Tips To Help Your Child Start Cruising:
As a parent I know how precious time is, and so I would like to offer you two options, the long-winded version is first; and succinct version is second.
- Use a very low bench, booth, or stool that your child can stand at and support themselves with extended arms (modified hands and feet [quadruped] position).
- Play with your child in half-kneeling (“proposal position”) and allow them to push up to stand.
- If your child is having difficulty standing at the surface and playing, you may support their balance. The lower you support them, the more difficult for the child.
- Allow your child to stand on your lap while you are sitting. Like above, give them help for balance, the lower you support them, the more they have to work.

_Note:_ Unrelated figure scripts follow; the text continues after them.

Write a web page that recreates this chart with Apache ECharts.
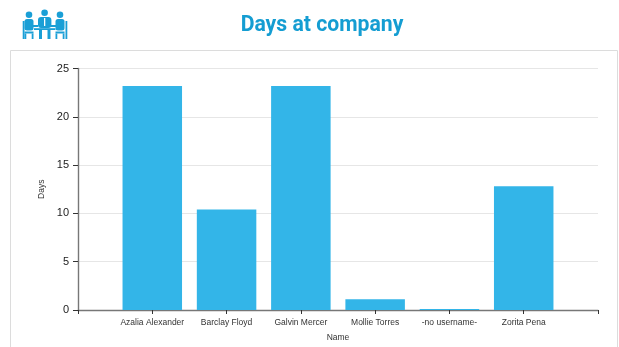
<!DOCTYPE html>
<html>
<head>
<meta charset="utf-8">
<style>html,body{margin:0;padding:0;background:#fff}#chart{width:619px;height:347px}</style>
<script src="https://cdn.jsdelivr.net/npm/echarts@6/dist/echarts.min.js"></script>
</head>
<body>
<div id="chart"></div>
<script>
const names = ['', 'Azalia Alexander', 'Barclay Floyd', 'Galvin Mercer', 'Mollie Torres', '-no username-', 'Zorita Pena', ''];
const days = [null, 23.2, 10.4, 23.2, 1.1, 0.1, 12.8, null];
const yTicks = { min: 0, max: 25, interval: 5 };

const ICON = '#1a9fd6';
const AXIS = '#777777';
const BAR = '#33b5e8';

function box(x, y, width, height, r, fill) {
  return { type: 'rect', shape: { x, y, width, height, r: r || 0 }, style: { fill: fill || ICON } };
}
function head(cx, cy) {
  return { type: 'circle', shape: { cx, cy, r: 3.3 }, style: { fill: ICON } };
}
// Seated figure in profile: chair back on the outer side, forearm towards the table
function sideFigure(cx, outerX, armX) {
  return [
    head(cx, 14.7),
    box(cx - 4.5, 19, 9, 11.5, 2.5),
    box(outerX, 21, 1.8, 18),
    box(armX, 25, 7, 2),
    box(cx - 4.5, 31.5, 9, 2),
    box(cx - 4.5, 33.5, 1.8, 5.5),
    box(cx + 2.7, 33.5, 1.8, 5.5)
  ];
}
const icon = [
  ...sideFigure(29, 22.7, 31),
  ...sideFigure(60, 65.5, 51),
  head(44.6, 12.7),
  box(38, 17, 13.4, 11, 3),
  box(44, 18, 1.3, 8, 0, '#ffffff'),
  box(34, 28.2, 21.5, 1.8),
  box(39, 30, 3, 9),
  box(47.5, 30, 3, 9)
];

const chart = echarts.init(document.getElementById('chart'), null, { renderer: 'canvas' });
chart.setOption({
  animation: false,
  backgroundColor: '#fff',
  title: {
    text: 'Days at company',
    left: 317,
    top: 10,
    textAlign: 'center',
    textStyle: { fontFamily: 'Roboto', fontWeight: 'bold', fontSize: 21.2, color: '#149dd2' }
  },
  graphic: [
    { type: 'rect', silent: true, z: -1,
      shape: { x: 10.5, y: 50.5, width: 607, height: 310 },
      style: { fill: '#fff', stroke: '#dcdcdc', lineWidth: 1 } },
    ...icon
  ],
  grid: { left: 78, right: 21, top: 68.5, bottom: 36.5 },
  xAxis: {
    type: 'category',
    data: names,
    boundaryGap: false,
    name: 'Name',
    nameLocation: 'middle',
    nameGap: 23,
    nameTextStyle: { fontFamily: 'Liberation Sans', fontSize: 8.5, color: '#333' },
    axisLine: { lineStyle: { color: AXIS, width: 1.4 } },
    axisTick: { length: 4, lineStyle: { color: '#333' } },
    axisLabel: { interval: 0, margin: 8, fontFamily: 'Liberation Sans', fontSize: 8.5, color: '#333' },
    splitLine: { show: false }
  },
  yAxis: {
    type: 'value',
    min: yTicks.min,
    max: yTicks.max,
    interval: yTicks.interval,
    name: 'Days',
    nameLocation: 'middle',
    nameGap: 30,
    nameRotate: 90,
    nameTextStyle: { fontFamily: 'Liberation Sans', fontSize: 8.5, color: '#333' },
    axisLine: { show: true, lineStyle: { color: AXIS, width: 1.4 } },
    axisTick: { show: true, length: 5, lineStyle: { color: '#333' } },
    axisLabel: { margin: 9, padding: [2, 0, 0, 0], fontFamily: 'Liberation Sans', fontSize: 11, color: '#222' },
    splitLine: { lineStyle: { color: '#e6e6e6', width: 1 } }
  },
  series: [{
    type: 'bar',
    data: days,
    barWidth: 59.5,
    itemStyle: { color: BAR }
  }]
});
</script>
</body>
</html>
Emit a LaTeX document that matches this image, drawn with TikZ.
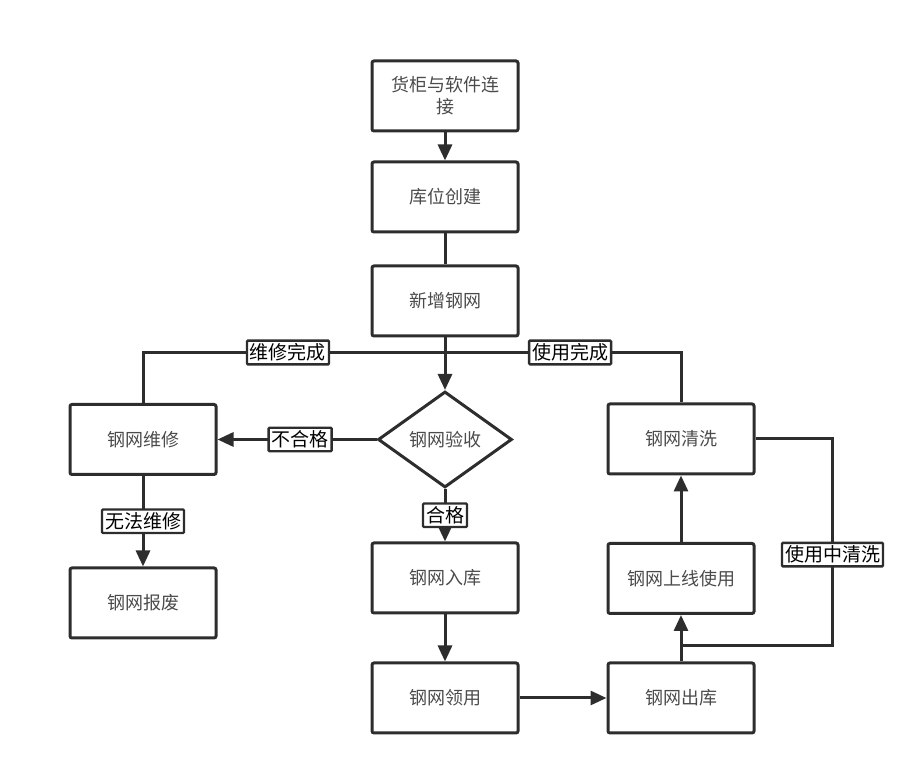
\documentclass[tikz,border=0pt]{standalone}
\usepackage{fontspec}
\setmainfont{Noto Sans CJK SC}
\usetikzlibrary{shapes.geometric,arrows.meta,positioning}
\definecolor{linegray}{RGB}{45,45,45}
\definecolor{textgray}{RGB}{75,75,75}

\begin{document}
\begin{tikzpicture}[
    every node/.style={font=\fontsize{9}{11}\selectfont},
    process/.style={rectangle, draw=linegray, line width=1.5pt, rounded corners=1pt, minimum width=73pt, minimum height=35pt, align=center, text=textgray},
    check/.style={diamond, draw=linegray, line width=1.5pt, aspect=1.4, inner sep=1pt, minimum width=67pt, minimum height=48pt, text=textgray},
    tag/.style={rectangle, draw=linegray, line width=1.2pt, fill=white, inner sep=1.5pt, rounded corners=0.5pt, font=\fontsize{9.5}{11}\selectfont},
    link/.style={draw=linegray, line width=1.5pt},
    flow/.style={link, -{Triangle[width=7pt,length=8pt]}}
]
    \useasboundingbox (0,0) rectangle (456pt,-389.5pt);

    % Main column
    \node[process] (connect) at (222.5pt,-48pt) {货柜与软件连\\接};
    \node[process, below=14pt of connect] (location) {库位创建};
    \node[process, below=15.5pt of location] (newnet) {新增钢网};
    \node[check, below=26.25pt of newnet] (inspect) {钢网验收};
    \node[process, below=26.25pt of inspect] (store) {钢网入库};
    \node[process, below=23.5pt of store] (receive) {钢网领用};

    % Right column
    \node[process, right=43.5pt of receive] (release) {钢网出库};
    \node[process, above=23.25pt of release] (online) {钢网上线使用};
    \node[process, above=33.25pt of online] (clean) {钢网清洗};

    % Left column
    \node[process, left=79.5pt of inspect] (repair) {钢网维修};
    \node[process, below=45.25pt of repair] (scrap) {钢网报废};

    % Joints
    \coordinate[below=7.5pt of newnet] (merge);
    \coordinate[above=8pt of release] (split);
    \coordinate[right=38.5pt of clean] (loop);

    % Edges
    \draw[flow] (connect) -- (location);
    \draw[link] (location) -- (newnet);
    \draw[flow] (newnet) -- (inspect);
    \draw[link] (repair) |- node[tag, pos=0.74] {维修完成} (merge);
    \draw[link] (clean) |- node[tag, pos=0.735] {使用完成} (merge);

    \draw[flow] (inspect) -- node[tag, pos=0.48] {不合格} (repair);
    \draw[flow] (inspect) -- node[tag] {合格} (store);
    \draw[flow] (repair) -- node[tag] {无法维修} (scrap);

    \draw[flow] (store) -- (receive);
    \draw[flow] (receive) -- (release);
    \draw[flow] (release) -- (online);
    \draw[flow] (online) -- (clean);
    \draw[link] (clean) -- (loop) |- node[tag, pos=0.28] {使用中清洗} (split);
\end{tikzpicture}
\end{document}
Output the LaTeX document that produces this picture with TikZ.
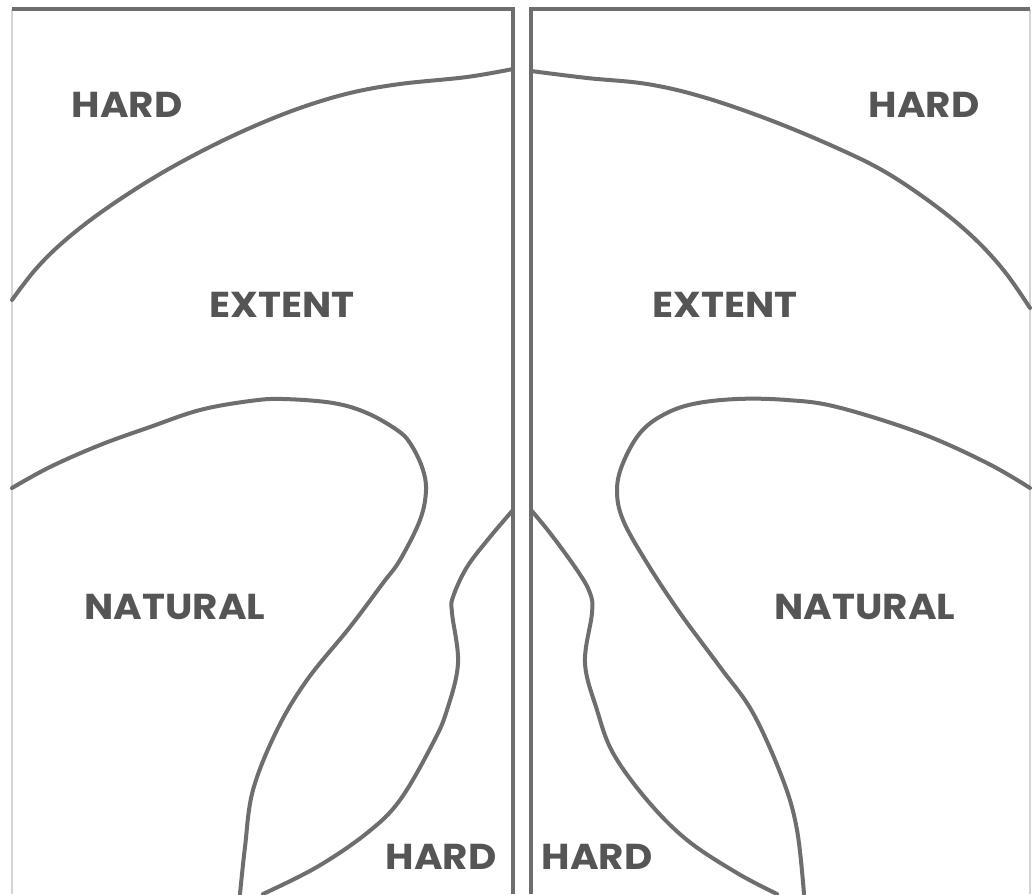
\documentclass[tikz,border=0pt]{standalone}
\usepackage{fontspec}
\newfontfamily\labfont{Poppins}[FakeStretch=1.08]
\definecolor{txtgray}{HTML}{555555}
\definecolor{linegray}{HTML}{6E6E6E}
\definecolor{edgegray}{HTML}{D4D4D4}
\tikzset{
  zone/.style={draw=linegray, line width=4pt, line cap=round, line join=round},
  frame/.style={draw=linegray, line width=3.2pt},
  thinframe/.style={draw=edgegray, line width=1.2pt},
  lab/.style={text=txtgray, font=\labfont\bfseries\fontsize{36}{36}\selectfont, inner sep=0pt, anchor=center}
}
\begin{document}
\begin{tikzpicture}[x=1pt, y=-1pt]
\useasboundingbox (0,0) rectangle (1035,894);
\fill[white] (0,0) rectangle (1035,894);
% frames
\draw[thinframe] (12,9) -- (12,894);
\draw[thinframe] (1030,9) -- (1030,894);
\draw[frame] (12,9) -- (513,9) -- (513,894);
\draw[frame] (531,894) -- (531,9) -- (1030,9);
% left panel curves
\draw[zone] plot[smooth, tension=0.6] coordinates {(513,69) (467,77) (400,84) (350,93) (300,108) (250,128) (200,152) (150,180) (100,213) (62,243) (35,270) (12,300)};
\draw[zone] plot[smooth, tension=0.6] coordinates {(12,488) (50,467) (100,445) (150,427) (200,410) (250,401) (283,399) (333,403) (367,413) (397,430) (410,443) (422,467) (426,490) (420,520) (400,560) (383,583) (350,627) (307,680) (277,730) (253,790) (245,847) (240,894)};
\draw[zone] plot[smooth, tension=0.6] coordinates {(513,510) (490,537) (467,567) (453,597) (452,613) (458,663) (447,710) (433,743) (400,800) (367,833) (317,867) (263,894)};
% right panel curves
\draw[zone] plot[smooth, tension=0.6] coordinates {(531,71) (587,78) (647,84) (703,97) (770,120) (837,148) (887,173) (937,207) (975,239) (1005,272) (1030,308)};
\draw[zone] plot[smooth, tension=0.6] coordinates {(1030,488) (987,463) (920,433) (837,407) (787,400) (737,399) (693,404) (663,415) (640,433) (623,463) (617,490) (623,520) (647,563) (680,613) (720,667) (753,713) (783,780) (797,830) (804,894)};
\draw[zone] plot[smooth, tension=0.6] coordinates {(531,510) (550,533) (577,570) (590,593) (592,613) (585,663) (597,710) (613,753) (647,800) (687,840) (737,873) (777,894)};
% labels
\node[lab] (hardTL) at (127,105) {HARD};
\node[lab] (hardTR) at (924,105) {HARD};
\node[lab] (extL) at (282,305) {EXTENT};
\node[lab] (extR) at (725,305) {EXTENT};
\node[lab] (natL) at (175,607) {NATURAL};
\node[lab] (natR) at (865,607) {NATURAL};
\node[lab] (hardBL) at (441,857) {HARD};
\node[lab] (hardBR) at (597,857) {HARD};
\end{tikzpicture}
\end{document}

- While the child is standing a t the surface, offer her a toy so that she needs to take one hand off the support and rotate her trunk.
Be wary of using a push-toy such as a stroller or shopping cart exclusively when your child walks. These types of toys promote a forward shifting of the baby’s center of mass which can lead to sway-back or toe-walking later on. Try these toys as an adjunct, but allow them to cruise around without the push-toy as well.
Short and simple version:
- Place toys that motivate you child just beyond her reach so that she needs to negotiate her way down along the surface (such as the couch or a low table)
- Repeat as often as possible.
These strategies may be difficult to initiate, and may not necessarily work at first for every child. Don’t worry if your child becomes fussy upon introduction of these exercises, it is part of her normal development. However, if your child refuses to put weight through her legs at any age, or has not begun to pull to stand by 12 – 14 months of age, we suggest checking with a pediatric physical therapist or occupational therapist to monitor her gross motor development.